The jury awarded Mrs. Bruner’s family $4.639 million and assessed 80 percent fault to Key Safety Systems, making the company liable for $3,711,532.80 of the total verdict. The trial judge denied the Defendant’s post-trial motions and the seatbelt manufacturer appealed to the Georgia Court of Appeals. On Nov. 19, 2015, a three-judge panel of the Court of Appeals unanimously ruled in the Bruner family’s favor, refusing to disrupt the trial court result.
The seatbelt manufacturer then appealed to the Georgia Supreme Court, which unanimously denied the company’s petition. To date, 12 jurors, one trial judge and 12 appellate judges have found in favor of the Bruner family. The interest accrued on the verdict was more than $575,000 at press time. The Supreme Court has ordered that the verdict plus interest and costs be paid, which is very good news for our clients.
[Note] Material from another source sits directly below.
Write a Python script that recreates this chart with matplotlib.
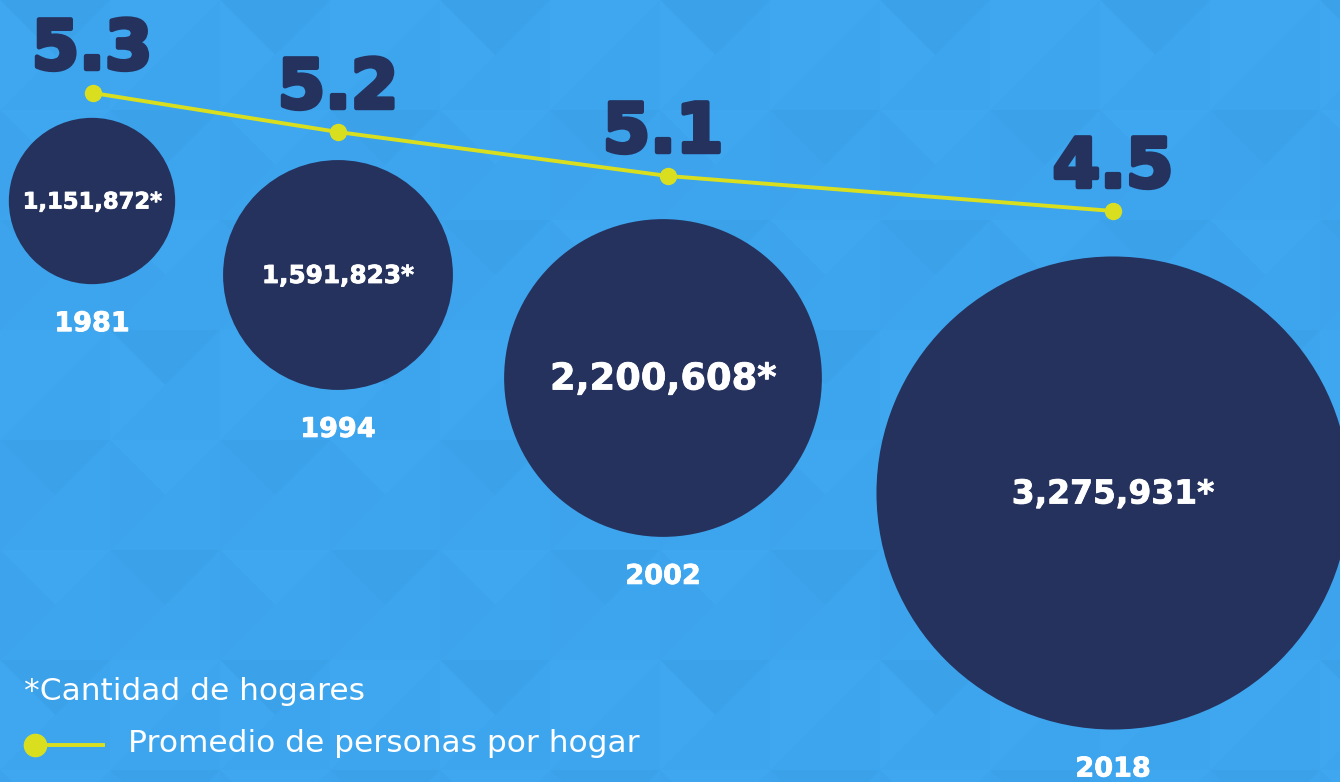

Mrs. Bruner was an occupant in a 2003 Jeep Wrangler with seatbelts designed and manufactured by Key Safety Systems. She was ejected from the front passenger seat during a rollover crash on Sept. 23, 2007, even though she correctly wore her seatbelt. Mrs. Bruner’s ejection from the Jeep Wrangler occurred because the seatbelt failed and came unlocked during the rollover. Our lawyer proved at trial that the seatbelt system was defective and extremely dangerous. The seat belt tends to unlock during rollover crashes. This safety defect put the public at risk and would have been prevented if Key Safety Systems had installed a web sensor on the seatbelt retractor.
A web sensor is a redundant safety feature that assures the belt stays locked. Virtually every vehicle in the 2003 model year used a web sensor seatbelt. The jury was shocked to discover that even the 2003 Jeep Wrangler had a web sensor four feet away from Mrs. Bruner on the driver’s seatbelt. Because of the web sensor, the driver of the Bruner vehicle survived this rollover with only minor injuries.
This was an extremely important verdict in the automotive industry because the verdict rendered was against a component level manufacturer (Key Safety Systems) rather than the automobile manufacturer. The jury’s verdict sends a message to component manufacturers that they cannot hide behind the car companies and avoid their own responsibility for the defective products they design and manufacture. Beasley Allen lawyers Chris Glover and Kendall Dunson, along with Anthony Powell and Melody Glouton, both lawyers from Lawrenceville, Ga., represented the Bruner family in this case. Also, Robin Frazer Clark, a very good lawyer from from Atlanta, Ga., assisted with the appeal and she did an outstanding job.